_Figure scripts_
----
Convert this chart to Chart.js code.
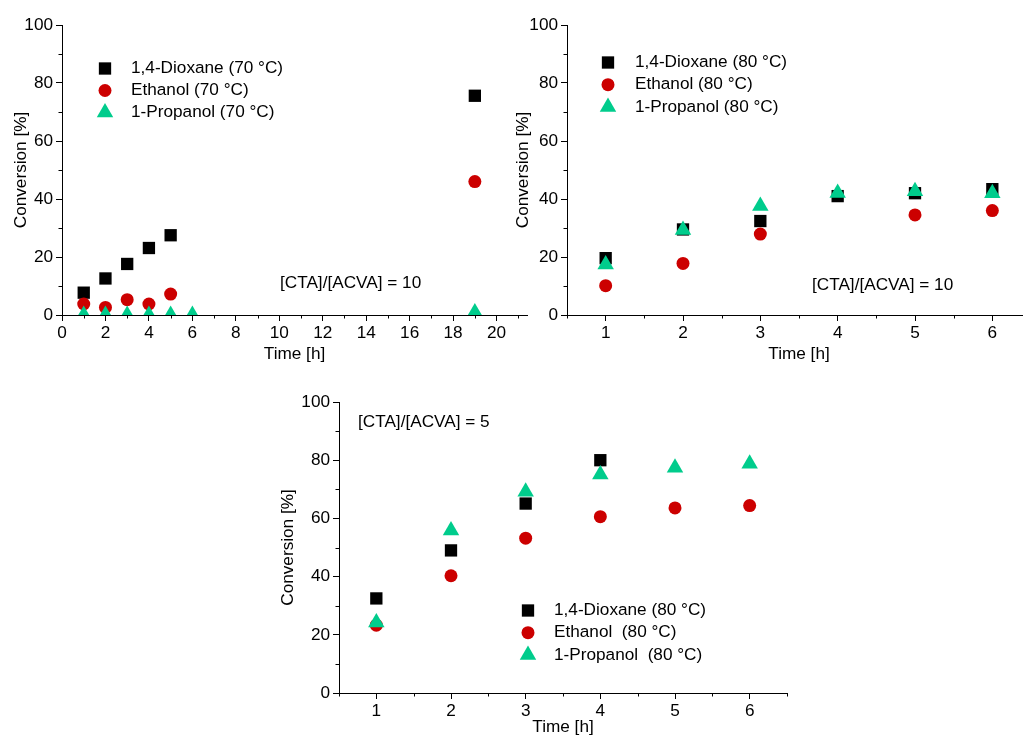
<!DOCTYPE html>
<html>
<head>
<meta charset="utf-8">
<title>Conversion vs time</title>
<script src="https://cdn.jsdelivr.net/npm/chart.js@4.4.1/dist/chart.umd.min.js"></script>
<style>
    html, body { margin: 0; padding: 0; background: #fff; width: 1023px; height: 736px; overflow: hidden; position: relative; }
    canvas { position: absolute; }
    #chartA { left: 0; top: 10px; }
    #chartB { left: 505px; top: 10px; }
    #chartC { left: 277px; top: 387px; }
</style>
</head>
<body>
<canvas id="chartA" width="537" height="355"></canvas>
<canvas id="chartB" width="536" height="355"></canvas>
<canvas id="chartC" width="520" height="356"></canvas>
<script>
// shared axis values
const yTicks = [0, 20, 40, 60, 80, 100];
const yMinor = [10, 30, 50, 70, 90];
const hourTicks = [1, 2, 3, 4, 5, 6];
const hourMinor = [0.5, 1.5, 2.5, 3.5, 4.5, 5.5, 6.5];

// panel A: 70 °C, [CTA]/[ACVA] = 10
const timeTicksA = [0, 2, 4, 6, 8, 10, 12, 14, 16, 18, 20];
const timeMinorA = [1, 3, 5, 7, 9, 11, 13, 15, 17, 19, 21];
const dioxaneTimeA = [1, 2, 3, 4, 5, 19];
const dioxaneA = [7.7, 12.6, 17.6, 23.1, 27.5, 75.6];
const ethanolTimeA = [1, 2, 3, 4, 5, 19];
const ethanolA = [3.8, 2.6, 5.3, 3.8, 7.2, 46.0];
const propanolTimeA = [1, 2, 3, 4, 5, 6, 19];
const propanolA = [0, 0, 0, 0, 0, 0, 0.9];
const labelsA = ['1,4-Dioxane (70 °C)', 'Ethanol (70 °C)', '1-Propanol (70 °C)'];

// panel B: 80 °C, [CTA]/[ACVA] = 10
const dioxaneTimeB = [1, 2, 3, 4, 5, 6];
const dioxaneB = [19.6, 29.5, 32.4, 41.0, 42.0, 43.4];
const ethanolTimeB = [1, 2, 3, 5, 6];
const ethanolB = [10.1, 17.8, 27.9, 34.5, 36.0];
const propanolTimeB = [1, 2, 3, 4, 5, 6];
const propanolB = [17.4, 29.3, 37.6, 42.1, 42.7, 42.0];
const labelsB = ['1,4-Dioxane (80 °C)', 'Ethanol (80 °C)', '1-Propanol (80 °C)'];

// panel C: 80 °C, [CTA]/[ACVA] = 5
const dioxaneTimeC = [1, 2, 3, 4];
const dioxaneC = [32.5, 49.0, 65.1, 80.0];
const ethanolTimeC = [1, 2, 3, 4, 5, 6];
const ethanolC = [23.3, 40.3, 53.2, 60.6, 63.6, 64.4];
const propanolTimeC = [1, 2, 3, 4, 5, 6];
const propanolC = [24.2, 55.8, 69.2, 75.1, 77.4, 78.8];
const labelsC = ['1,4-Dioxane (80 °C)', 'Ethanol  (80 °C)', '1-Propanol  (80 °C)'];

const FONT = '"Liberation Sans", Arial, sans-serif';
const FONT_SIZE = 17.2;
const BLACK = '#000000';
const RED = '#cc0000';
const GREEN = '#00cc8c';

Chart.defaults.font.family = FONT;
Chart.defaults.font.size = FONT_SIZE;
Chart.defaults.color = BLACK;

// scatter series from two arrays
function series(label, xs, ys, style, color, radius, order) {
    return {
        label: label,
        order: order,
        data: xs.map((x, i) => ({ x: x, y: ys[i] })),
        showLine: false,
        pointStyle: style,
        pointRadius: radius,
        pointHoverRadius: radius,
        pointBackgroundColor: color,
        pointBorderColor: color,
        pointBorderWidth: 0,
        backgroundColor: color,
        borderColor: color,
        clip: { left: false, top: false, right: false, bottom: 0 }
    };
}

function axis(title, min, max, ticks, titlePadding, isX) {
    return {
        type: 'linear',
        min: min,
        max: max,
        bounds: 'data',
        afterBuildTicks: s => { s.ticks = ticks.map(v => ({ value: v })); },
        afterFit: s => { if (isX) s.height = 50; else s.width = 62; },
        ticks: { color: BLACK, padding: isX ? 2 : 3, autoSkip: false, maxRotation: 0, callback: v => String(v) },
        grid: { drawOnChartArea: false, drawTicks: true, tickLength: 6, color: BLACK, lineWidth: 1 },
        border: { display: true, color: BLACK, width: 1 },
        title: { display: true, text: title, color: BLACK, padding: titlePadding }
    };
}

// minor ticks, legend and note
const decor = {
    id: 'decor',
    afterDraw(chart, args, opts) {
        const { ctx, chartArea: a, scales } = chart;
        ctx.save();
        ctx.strokeStyle = BLACK;
        ctx.lineWidth = 1;
        ctx.beginPath();
        opts.xMinor.forEach(v => {
            const px = Math.round(scales.x.getPixelForValue(v)) + 0.5;
            ctx.moveTo(px, a.bottom);
            ctx.lineTo(px, a.bottom + 3.5);
        });
        opts.yMinor.forEach(v => {
            const py = Math.round(scales.y.getPixelForValue(v)) + 0.5;
            ctx.moveTo(a.left, py);
            ctx.lineTo(a.left - 3.5, py);
        });
        ctx.stroke();

        ctx.font = FONT_SIZE + 'px ' + FONT;
        ctx.textBaseline = 'middle';
        ctx.textAlign = 'left';
        chart.data.datasets.forEach((ds, i) => {
            const mx = a.left + opts.legend.x;
            const my = a.top + opts.legend.y + i * opts.legend.gap;
            ctx.fillStyle = ds.pointBackgroundColor;
            Chart.helpers.drawPoint(ctx, { pointStyle: ds.pointStyle, radius: ds.pointRadius, rotation: 0, borderWidth: 0 }, mx, my);
            ctx.fillStyle = BLACK;
            ctx.fillText(ds.label, mx + opts.legend.textGap, my);
        });
        ctx.fillStyle = BLACK;
        ctx.fillText(opts.note, a.left + opts.noteAt.x, a.top + opts.noteAt.y);
        ctx.restore();
    }
};

function makePanel(id, datasets, xCfg, yTitlePad, xTitlePad, decorOpts) {
    return new Chart(document.getElementById(id), {
        type: 'scatter',
        data: { datasets: datasets },
        options: {
            responsive: false,
            animation: false,
            events: [],
            layout: { padding: { left: 0, top: 15, right: 10, bottom: 0 } },
            scales: {
                x: axis('Time [h]', xCfg.min, xCfg.max, xCfg.ticks, { bottom: xTitlePad }, true),
                y: axis('Conversion [%]', 0, 100, yTicks, { top: yTitlePad }, false)
            },
            plugins: {
                legend: { display: false },
                tooltip: { enabled: false },
                decor: decorOpts
            }
        },
        plugins: [decor]
    });
}

makePanel('chartA', [
    series(labelsA[0], dioxaneTimeA, dioxaneA, 'rect', BLACK, 8.7, 3),
    series(labelsA[1], ethanolTimeA, ethanolA, 'circle', RED, 6.5, 2),
    series(labelsA[2], propanolTimeA, propanolA, 'triangle', GREEN, 9.5, 1)
], { min: 0, max: 21.4, ticks: timeTicksA }, 11, 0, {
    xMinor: timeMinorA, yMinor: yMinor,
    legend: { x: 43, y: 43.5, gap: 22, textGap: 26 },
    note: '[CTA]/[ACVA] = 10', noteAt: { x: 218, y: 258.5 }
});

makePanel('chartB', [
    series(labelsB[0], dioxaneTimeB, dioxaneB, 'rect', BLACK, 8.7, 3),
    series(labelsB[1], ethanolTimeB, ethanolB, 'circle', RED, 6.5, 2),
    series(labelsB[2], propanolTimeB, propanolB, 'triangle', GREEN, 9.5, 1)
], { min: 0.5, max: 6.5, ticks: hourTicks }, 8, 0, {
    xMinor: hourMinor, yMinor: yMinor,
    legend: { x: 41, y: 37.5, gap: 22.2, textGap: 27 },
    note: '[CTA]/[ACVA] = 10', noteAt: { x: 245, y: 260.5 }
});

makePanel('chartC', [
    series(labelsC[0], dioxaneTimeC, dioxaneC, 'rect', BLACK, 8.7, 3),
    series(labelsC[1], ethanolTimeC, ethanolC, 'circle', RED, 6.5, 2),
    series(labelsC[2], propanolTimeC, propanolC, 'triangle', GREEN, 9.5, 1)
], { min: 0.5, max: 6.5, ticks: hourTicks }, 1, 5, {
    xMinor: hourMinor, yMinor: yMinor,
    legend: { x: 189, y: 208.5, gap: 22.2, textGap: 26 },
    note: '[CTA]/[ACVA] = 5', noteAt: { x: 19, y: 20.5 }
});
</script>
</body>
</html>
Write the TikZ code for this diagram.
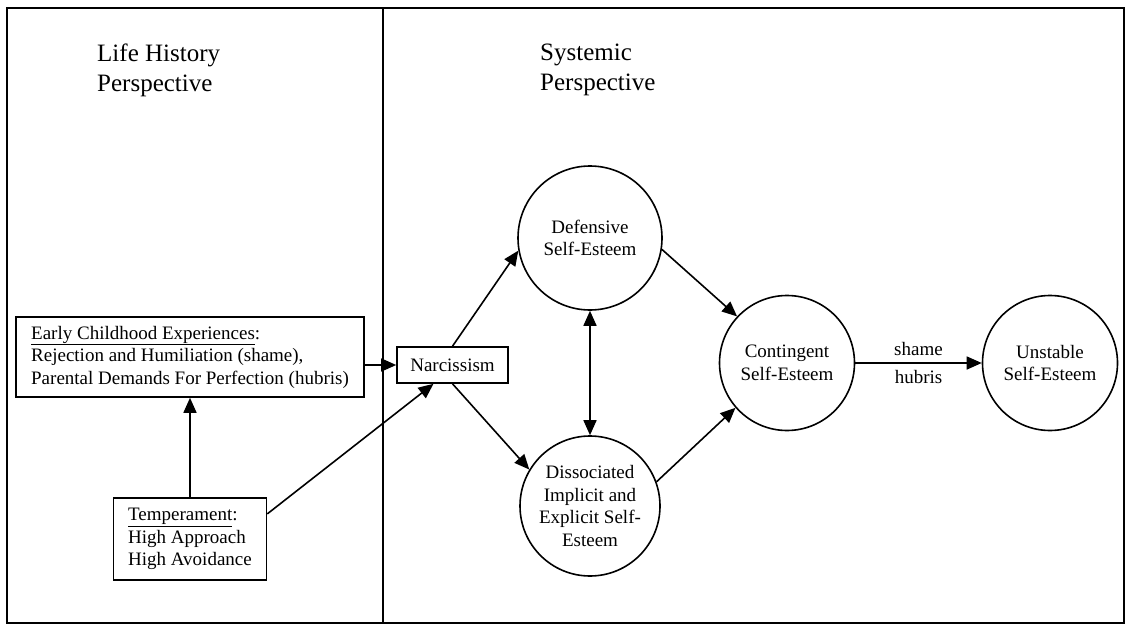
\documentclass[tikz,border=0pt]{standalone}
\usepackage{fontspec}
\setmainfont{Liberation Serif}
\usetikzlibrary{arrows.meta}
\begin{document}
\begin{tikzpicture}[x=1pt,y=-1pt,
  body/.style={font=\fontsize{19}{22.5}\selectfont, align=center, inner sep=0pt},
  box/.style={draw, line width=1.6pt, body},
  circ/.style={draw, circle, line width=1.6pt, inner sep=0pt, body},
  arr/.style={-{Triangle[length=15pt,width=13pt]}, line width=1.6pt},
  darr/.style={{Triangle[length=15pt,width=13pt]}-{Triangle[length=15pt,width=13pt]}, line width=1.6pt},
  head/.style={font=\fontsize{25}{30}\selectfont, align=left, inner sep=0pt, anchor=north west}]
\useasboundingbox (0,0) rectangle (1127,634);
\fill[white] (0,0) rectangle (1127,634);
% frame
\draw[line width=1.2pt] (7,8) rectangle (1124,623);
\draw[line width=1.2pt] (383,8) -- (383,623);
% headings
\node[head] (h1) at (97,44) {Life History\\Perspective};
\node[head] (h2) at (540,44) {Systemic\\Perspective};
% boxes
\node[box, align=left, minimum width=348pt, minimum height=80pt] (early) at (190,357)
  {\underline{Early Childhood Experiences}:\\Rejection and Humiliation (shame),\\Parental Demands For Perfection (hubris)};
\node[box, align=left, minimum width=153pt, minimum height=82pt] (temp) at (190,539)
  {\underline{Temperament}:\\High Approach\\High Avoidance};
\node[box, minimum width=111pt, minimum height=36pt] (narc) at (452.5,365) {Narcissism};
% circles
\node[circ, minimum size=144pt] (def) at (590,238) {Defensive\\Self-Esteem};
\node[circ, minimum size=140pt] (dis) at (590,506) {Dissociated\\Implicit and\\Explicit Self-\\Esteem};
\node[circ, minimum size=135pt] (cont) at (787,363) {Contingent\\Self-Esteem};
\node[circ, minimum size=135pt] (unst) at (1050,363) {Unstable\\Self-Esteem};
% connectors
\draw[arr] (temp.north) -- (early.south);
\draw[arr] (early.east |- narc.west) -- (narc.west);
\draw[arr] (temp.18) -- ([xshift=-19pt]narc.south);
\draw[arr] (narc.north) -- (def.190);
\draw[arr] (narc.south) -- (dis.149);
\draw[darr] (def.south) -- (dis.north);
\draw[arr] (def.351) -- (cont.137);
\draw[arr] (dis.20) -- (cont.221);
\draw[arr] (cont.east) -- node[body, above, inner sep=7pt] (lshame) {shame}
  node[body, below, inner sep=7pt] (lhubris) {hubris} (unst.west);
\end{tikzpicture}
\end{document}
----
_EXERCISE DETAILS_
Using the material above, report each line where "this" occurs.

_SOLUTION TO THE EXERCISE_
Convert this chart to Chart.js code.
Write the TikZ code for this diagram.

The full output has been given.